Но его настойчивые призывы к поиску новых форм создают некий стресс для пишущих сегодня, отравляя каждую сочиняемую строку. В какой мере я попадаю в разряд трусов, работая в старой традиции? Не загоняет ли меня паника в авангардизм? То обстоятельство, что я пишу о 1867 годе, нисколько не ослабляет этот стресс, напротив, стресс только усиливается, поскольку основное содержание книги по своей исторической природе просто должно быть «традиционным». Тут напрашиваются параллели и с другими видами художественного творчества: Стравинский перерабатывал музыку XVIII века, Пикассо и Фрэнсис Бэкон[66] использовали Веласкеса. Но в этом смысле слова гораздо менее податливы, чем ноты или мазки кисти на холсте. Можно имитировать музыкальную орнаменталистику стиля рококо или написать лицо в стиле барокко. Но я как-то – в самом начале – попытался в пробной главе вложить в уста викторианских героев современный диалог. Получился абсурд, поскольку реальная историческая природа персонажей оказывается безнадежно изуродованной; такие штуки (Юлий Цезарь, говорящий с бруклинским акцентом, или еще что-нибудь в этом роде) сходят с рук только профессиональным комикам. С такой литературной техникой ты попадаешь прямиком в роман юмористический.
Два моих предыдущих романа были основаны на более или менее завуалированных экзистенциальных предпосылках.
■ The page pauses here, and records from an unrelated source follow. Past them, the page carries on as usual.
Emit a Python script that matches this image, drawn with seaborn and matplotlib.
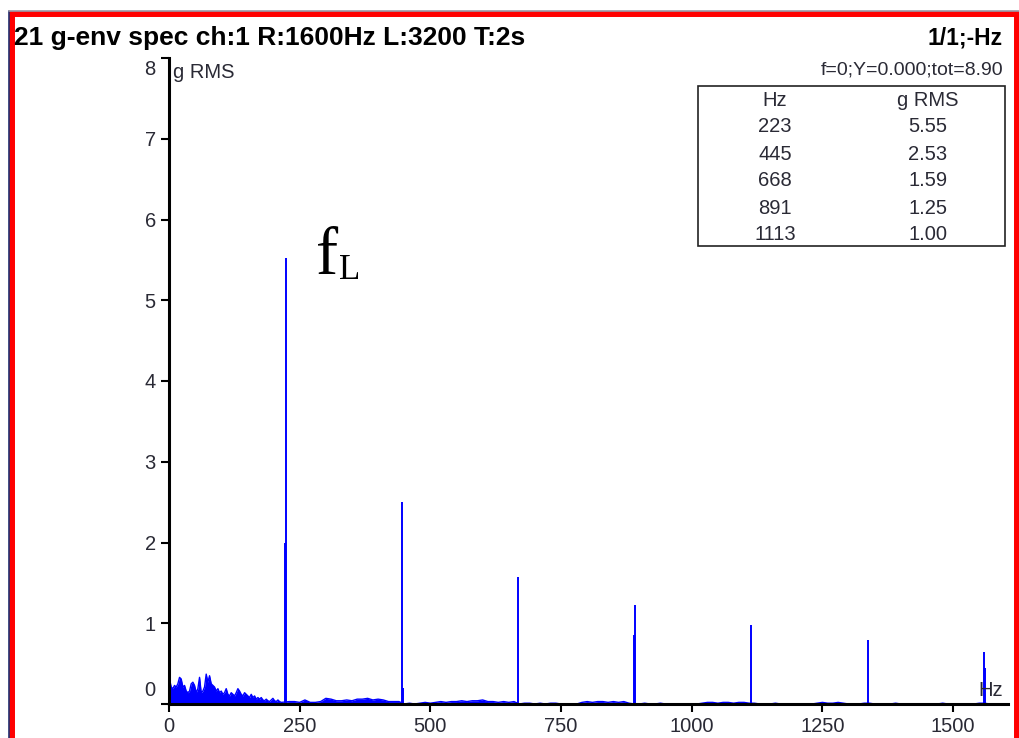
import numpy as np
import pandas as pd
import matplotlib
matplotlib.use("Agg")
import matplotlib.pyplot as plt
import seaborn as sns
from matplotlib.patches import Rectangle
from matplotlib.lines import Line2D

# ---------------- data ----------------
title_left = "21 g-env spec ch:1 R:1600Hz L:3200 T:2s"
title_right = "1/1;-Hz"
cursor_text = "f=0;Y=0.000;tot=8.90"
y_unit = "g RMS"
x_unit = "Hz"

# low-frequency noise floor (g RMS), sampled every 3.19 Hz from 1 Hz
low_start_hz = 1.0
low_step_hz = 3.19
low_noise = [0.31, 0.21, 0.19, 0.23, 0.21, 0.25, 0.33, 0.31, 0.21, 0.23,
             0.16, 0.14, 0.16, 0.25, 0.27, 0.23, 0.14, 0.19, 0.33, 0.14,
             0.16, 0.21, 0.37, 0.27, 0.35, 0.25, 0.23, 0.21, 0.16, 0.19,
             0.14, 0.16, 0.12, 0.14, 0.19, 0.12, 0.10, 0.14, 0.12, 0.10,
             0.14, 0.19, 0.16, 0.12, 0.10, 0.14, 0.12, 0.10, 0.08, 0.12,
             0.08, 0.10, 0.06, 0.08, 0.06, 0.08, 0.05, 0.04, 0.06, 0.04,
             0.03, 0.05, 0.07, 0.04, 0.03, 0.05, 0.03, 0.02]

# higher-frequency noise floor (g RMS), sampled every 10 Hz from 230 Hz
high_start_hz = 230
high_step_hz = 10
high_noise = [0.03, 0.03, 0.02, 0.05, 0.02, 0.02, 0.03, 0.07, 0.06, 0.04,
              0.04, 0.05, 0.04, 0.06, 0.06, 0.07, 0.05, 0.06, 0.05, 0.03,
              0.03, 0.03, 0.00, 0.01, 0.00, 0.01, 0.02, 0.01, 0.02, 0.03,
              0.02, 0.03, 0.03, 0.04, 0.03, 0.04, 0.04, 0.05, 0.03, 0.03,
              0.02, 0.03, 0.02, 0.03, 0.00, 0.01, 0.01, 0.00, 0.01, 0.00,
              0.01, 0.01, 0.00, 0.00, 0.00, 0.00, 0.02, 0.03, 0.02, 0.03,
              0.03, 0.02, 0.03, 0.02, 0.03, 0.01, 0.00, 0.00, 0.01, 0.00,
              0.00, 0.01, 0.00, 0.00, 0.00, 0.00, 0.00, 0.00, 0.00, 0.01,
              0.02, 0.02, 0.01, 0.02, 0.02, 0.01, 0.02, 0.02, 0.01, 0.01,
              0.00, 0.00, 0.00, 0.01, 0.00, 0.00, 0.00, 0.00, 0.00, 0.00,
              0.00, 0.01, 0.02, 0.01, 0.01, 0.02, 0.01, 0.00, 0.00, 0.00,
              0.01, 0.01, 0.00, 0.00, 0.00, 0.00, 0.01, 0.00, 0.00, 0.00,
              0.00, 0.00, 0.00, 0.00, 0.00, 0.01, 0.00, 0.00, 0.00, 0.00,
              0.00, 0.00, 0.01, 0.01, 0.00, 0.00, 0.00, 0.00]

# harmonic peaks
peak_hz = [221.5, 223, 445, 447, 668, 890, 892, 1113, 1337, 1559, 1560.5]
peak_g = [2.00, 5.52, 2.50, 0.20, 1.57, 0.86, 1.23, 0.98, 0.79, 0.64, 0.45]

# peak table
table_hz = ["223", "445", "668", "891", "1113"]
table_g = ["5.55", "2.53", "1.59", "1.25", "1.00"]

x_ticks = [0, 250, 500, 750, 1000, 1250, 1500]
y_ticks = [0, 1, 2, 3, 4, 5, 6, 7, 8]

# ---------------- style ----------------
sns.set_theme(style="white")
plt.rcParams["font.family"] = ["Liberation Sans", "DejaVu Sans"]

W, H = 1019, 738
fig = plt.figure(figsize=(W / 100, H / 100), dpi=100)
fig.patch.set_facecolor("white")


def fx(px):
    return px / W


def fy(py):
    return 1 - py / H


ax_l, ax_r, ax_t, ax_b = 169, 1008, 58, 704
ax = fig.add_axes([fx(ax_l), fy(ax_b), (ax_r - ax_l) / W, (ax_b - ax_t) / H])
ax.set_facecolor("white")

low_f = low_start_hz + low_step_hz * np.arange(len(low_noise))
high_f = high_start_hz + high_step_hz * np.arange(len(high_noise))
noise = pd.DataFrame({
    "freq": np.concatenate([low_f, high_f]),
    "amp": np.concatenate([low_noise, high_noise]),
})

ax.fill_between(noise["freq"], 0, noise["amp"], color="#0000FF", lw=0)
sns.lineplot(data=noise, x="freq", y="amp", color="#0000FF", lw=1.0, ax=ax)
ax.vlines(peak_hz, 0, peak_g, color="#0000FF", lw=1.4)

ax.set_xlim(0, 1605)
ax.set_ylim(0, 8)
ax.set_xlabel("")
ax.set_ylabel("")

for s in ["top", "right"]:
    ax.spines[s].set_visible(False)
for s in ["left", "bottom"]:
    ax.spines[s].set_color("black")
    ax.spines[s].set_linewidth(2.2)
    ax.spines[s].set_zorder(5)

tick_col = "#2a2a35"
ax.set_xticks(x_ticks)
ax.set_xticklabels([str(v) for v in x_ticks])
ax.set_yticks(y_ticks)
ax.set_yticklabels([("" if v in (0, 8) else str(v)) for v in y_ticks])
ax.tick_params(axis="both", direction="out", length=6, width=1.5, colors="black",
               labelcolor=tick_col, labelsize=14.5, pad=3.5)
ax.tick_params(axis="x", bottom=True)
ax.tick_params(axis="y", left=True)

# end labels for y axis (shifted inside the axis range)
ax.annotate("8", xy=(0, 8), xycoords=("axes fraction", "data"), xytext=(-9.5, -8.6),
            textcoords="offset points", ha="right", va="center", fontsize=14.5, color=tick_col)
ax.annotate("0", xy=(0, 0), xycoords=("axes fraction", "data"), xytext=(-9.5, 10),
            textcoords="offset points", ha="right", va="center", fontsize=14.5, color=tick_col)

# unit labels
fig.text(fx(173), fy(72), y_unit, ha="left", va="center", fontsize=14.5, color=tick_col)
fig.text(fx(1003), fy(690), x_unit, ha="right", va="center", fontsize=14.5, color=tick_col)

# title texts
fig.text(fx(14), fy(38), title_left, ha="left", va="center", fontsize=19, fontweight="bold", color="black")
fig.text(fx(1003), fy(38), title_right, ha="right", va="center", fontsize=16.5, fontweight="bold", color="black")
fig.text(fx(1003), fy(70), cursor_text, ha="right", va="center", fontsize=14, color=tick_col)

# peak table
tb_l, tb_r, tb_t, tb_b = 698, 1005, 86, 246
fig.add_artist(Rectangle((fx(tb_l), fy(tb_b)), (tb_r - tb_l) / W, (tb_b - tb_t) / H,
                         transform=fig.transFigure, fill=False, ec="#222222", lw=1.2))
col1, col2 = 775, 928
fig.text(fx(col1), fy(100), "Hz", ha="center", va="center", fontsize=14.5, color=tick_col)
fig.text(fx(col2), fy(100), "g RMS", ha="center", va="center", fontsize=14.5, color=tick_col)
for i, (h, g) in enumerate(zip(table_hz, table_g)):
    yy = 127 + 27 * i
    fig.text(fx(col1), fy(yy), h, ha="center", va="center", fontsize=14.5, color=tick_col)
    fig.text(fx(col2), fy(yy), g, ha="center", va="center", fontsize=14.5, color=tick_col)

# f_L annotation
fig.text(fx(316), fy(274), "f", ha="left", va="baseline", fontsize=48,
         family=["Liberation Serif", "DejaVu Serif"], color="black")
fig.text(fx(339), fy(279), "L", ha="left", va="baseline", fontsize=25,
         family=["Liberation Serif", "DejaVu Serif"], color="black")

# red frame
fig.add_artist(Line2D([fx(8.5), fx(8.5)], [fy(11), -0.1], transform=fig.transFigure,
                      color="#1f2f6f", lw=1.2))
fig.add_artist(Line2D([fx(8.5), fx(1019)], [fy(11), fy(11)], transform=fig.transFigure,
                      color="#9a9aa8", lw=1.2))
fig.add_artist(Rectangle((fx(12), -0.1), fx(1017) - fx(12), fy(14.5) + 0.1,
                         transform=fig.transFigure, fill=False, ec="#FF0000", lw=4.3))

fig.savefig("out.png", dpi=100, facecolor="white")
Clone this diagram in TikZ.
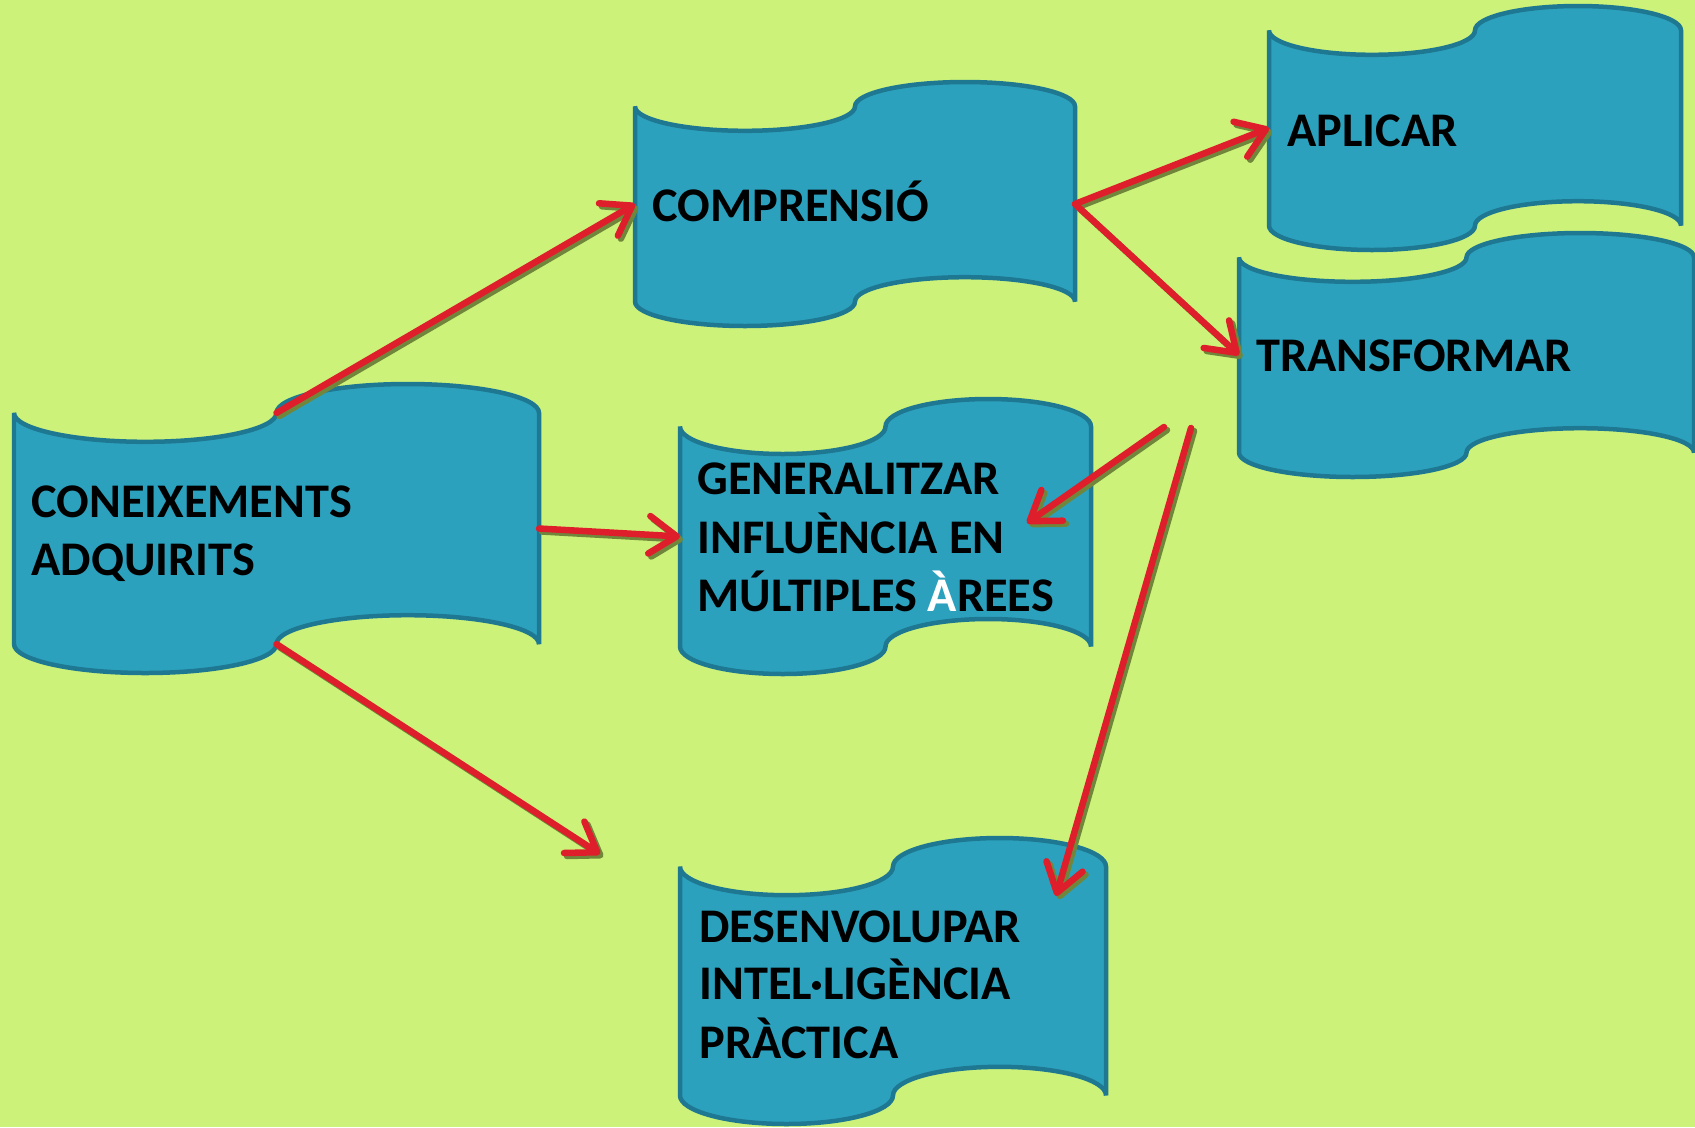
\documentclass[tikz,border=0pt]{standalone}
\usepackage{fontspec}
\setmainfont{Carlito}
\usetikzlibrary{arrows.meta}
\definecolor{bgc}{RGB}{204,242,122}
\definecolor{tapefill}{RGB}{44,161,190}
\definecolor{tapeline}{RGB}{30,120,145}
\definecolor{arrred}{RGB}{222,30,42}
\definecolor{arrshadow}{RGB}{112,134,58}
\tikzset{
  tape/.style={fill=tapefill, draw=tapeline, line width=0.09cm, miter limit=2.5},
  lbl/.style={anchor=base west, inner sep=0pt, font=\fontsize{27.5pt}{32pt}\selectfont\bfseries, text=black},
  arr/.style={draw=arrred, line width=0.13cm, line cap=round, -{Straight Barb[length=0.55cm, width=0.75cm, round]}},
  arrsh/.style={arr, draw=arrshadow, transform canvas={shift={(0.06cm,-0.06cm)}}},
}
\newcommand{\tapebox}[5]{%
  \pgfmathsetmacro\tbX{#2}%
  \pgfmathsetmacro\tbQ{#2+#4/4}%
  \pgfmathsetmacro\tbH{#2+#4/2}%
  \pgfmathsetmacro\tbT{#2+3*#4/4}%
  \pgfmathsetmacro\tbB{#2+#4}%
  \pgfmathsetmacro\tbKX{0.5523*#4/4}%
  \pgfmathsetmacro\tbKY{0.5523*#5/10}%
  \pgfmathsetmacro\tbYa{#3}%
  \pgfmathsetmacro\tbYb{#3+#5/10}%
  \pgfmathsetmacro\tbYc{#3+#5/5}%
  \pgfmathsetmacro\tbYh{#3+#5*0.8}%
  \pgfmathsetmacro\tbYi{#3+#5*0.9}%
  \pgfmathsetmacro\tbYj{#3+#5}%
  \pgfmathsetmacro\tbYm{#3+#5/2}%
  \draw[tape] (\tbX,\tbYb) .. controls (\tbX,\tbYb+\tbKY) and (\tbQ-\tbKX,\tbYc) .. (\tbQ,\tbYc)
    .. controls (\tbQ+\tbKX,\tbYc) and (\tbH,\tbYb+\tbKY) .. (\tbH,\tbYb)
    .. controls (\tbH,\tbYb-\tbKY) and (\tbT-\tbKX,\tbYa) .. (\tbT,\tbYa)
    .. controls (\tbT+\tbKX,\tbYa) and (\tbB,\tbYb-\tbKY) .. (\tbB,\tbYb)
    -- (\tbB,\tbYi)
    .. controls (\tbB,\tbYi-\tbKY) and (\tbT+\tbKX,\tbYh) .. (\tbT,\tbYh)
    .. controls (\tbT-\tbKX,\tbYh) and (\tbH,\tbYi-\tbKY) .. (\tbH,\tbYi)
    .. controls (\tbH,\tbYi+\tbKY) and (\tbQ+\tbKX,\tbYj) .. (\tbQ,\tbYj)
    .. controls (\tbQ-\tbKX,\tbYj) and (\tbX,\tbYi+\tbKY) .. (\tbX,\tbYi)
    -- cycle;
  \coordinate (#1-w) at (\tbX,\tbYm);
  \coordinate (#1-e) at (\tbB,\tbYm);
  \coordinate (#1-n) at (\tbH,\tbYb);
  \coordinate (#1-s) at (\tbH,\tbYi);
}
\newcommand{\arrowpair}[2]{%
  \draw[arrsh] (#1) -- (#2);
  \draw[arr] (#1) -- (#2);
}
\begin{document}
\begin{tikzpicture}[x=0.02cm, y=-0.02cm]
  \fill[bgc] (0,0) rectangle (1695,1127);
  \useasboundingbox (0,0) rectangle (1695,1127);
  % boxes
  \tapebox{coneixbox}{14}{384}{525}{289}
  \tapebox{comprbox}{635}{82}{440}{244}
  \tapebox{aplicarbox}{1269}{6}{412}{244}
  \tapebox{transfbox}{1239}{233}{455}{244}
  \tapebox{genbox}{680}{399}{411}{275}
  \tapebox{desbox}{680}{838}{426}{286}
  % labels
  \node[lbl] (coneixA) at (31,517) {CONEIXEMENTS};
  \node[lbl] (coneixB) at (31,575) {ADQUIRITS};
  \node[lbl] (comprA) at (652,221) {COMPRENSIÓ};
  \node[lbl] (aplicarA) at (1287,146) {APLICAR};
  \node[lbl] (transfA) at (1256,371) {TRANSFORMAR};
  \node[lbl] (genA) at (697,494) {GENERALITZAR};
  \node[lbl] (genB) at (697,553) {INFLUÈNCIA EN};
  \node[lbl] (genC) at (697,611) {MÚLTIPLES \textcolor{white}{À}REES};
  \node[lbl] (desA) at (699,942) {DESENVOLUPAR};
  \node[lbl] (desB) at (699,999) {INTEL·LIGÈNCIA};
  \node[lbl] (desC) at (699,1058) {PRÀCTICA};
  % free ends
  \coordinate (freeA) at (600,854);
  \coordinate (srcA) at (1164,427);
  \coordinate (tipA) at (1027,523);
  \coordinate (srcB) at (1191,428);
  \coordinate (tipB) at (1056,896);
  % connectors
  \arrowpair{coneixbox-n}{comprbox-w}
  \arrowpair{coneixbox-e}{genbox-w}
  \arrowpair{coneixbox-s}{freeA}
  \arrowpair{comprbox-e}{aplicarbox-w}
  \arrowpair{comprbox-e}{transfbox-w}
  \arrowpair{srcA}{tipA}
  \arrowpair{srcB}{tipB}
\end{tikzpicture}
\end{document}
Мне хочется, чтобы и этот был построен так же, поэтому я пытаюсь показать экзистенциалистский тип сознания прежде, чем он стал возможным хронологически. Разумеется, англичане и американцы Викторианской эпохи слыхом не слыхивали про Кьеркегора, однако мне всегда представлялось, что в эту эпоху, особенно во второй половине XIX века, многие личные дилеммы имели вполне экзистенциальный характер. Можно было бы даже, несколько перевернув реальность, утверждать, что Камю и Сартр пытались привить нам – каждый по-своему – серьезное отношение к поставленной цели и моральную чуткость, столь свойственные викторианцам.
И это не единственное сходство между 60-ми годами XX и XIX веков. Для респектабельного викторианца открытия геолога Лайеля[67] и биолога Дарвина стали сбывшимся кошмарным сном. До тех пор человек жил словно ребенок в небольшой уютной комнатке. Эти ученые подарили ему – и никогда еще дар не был таким нежеланным! – бесконечное пространство и время, да еще в придачу – безобразно механистичное объяснение человеческого существования. Точно так, как мы теперь «живем с бомбой», викторианцы жили с теорией эволюции. Их вышвырнули в космическое пространство. Они почувствовали себя бесконечно одинокими. К 1860-м годам все их железные философские, религиозные и общественные перегородки людям проницательным стали казаться угрожающе заржавелыми.
Вот такой человек, экзистенциалист, опередивший свое время, идет по причалу и видит обращенную к нему спиной загадочную женщину: эта хранящая молчание женщина – тоже экзистенциалистка – неотрывно смотрит в море.
Викторианские писатели великолепны, и все же почти все они (за исключением более позднего Гарди) потерпели позорное поражение в одном и том же: нигде в «респектабельной» викторианской литературе (а большинство порнографических сочинений основано на сценах в борделе или на описаниях XVIII века) не увидишь мужчину и женщину в постели. Мы не знаем, как они занимались любовью, что говорили друг другу в самые интимные минуты, что они тогда чувствовали.
И вот сегодня я пишу о двух людях Викторианской эпохи, занимающихся любовью; пишу, руководствуясь лишь собственным воображением и смутными представлениями о духе века и тому подобном: получается фактически научная фантастика. Путешествие во времени есть путешествие во времени, не важно – вперед или назад.
Самое трудное для писателя – это подобрать правильный «голос» для своего материала; под «голосом» я имею в виду целостное впечатление о литературном «создателе», стоящем за текстом, который создаешь ты сам. Мне всегда нравился голос иронический. Тот, каким все великие романисты XIX века, от Остин до Конрада[68] включительно, пользовались с такой естественной непринужденностью. Сегодня мы склонны вспоминать не о достоинствах этого тона, а о неудачах: отмечаем сатирические перехлесты Диккенса, излишнюю игривость Теккерея, вымученный сарказм Марка Твена, резонерство Джордж Элиот. Причина достаточно ясна: ирония предполагает превосходство иронизирующего. Подобное допущение – анафема для такого демократического, эгалитарного века, каким является наш. Мы с подозрением относимся к людям, претендующим на всезнание: именно поэтому столь многие из нас, романистов XX века, чувствуют, что должны вести повествование от первого лица.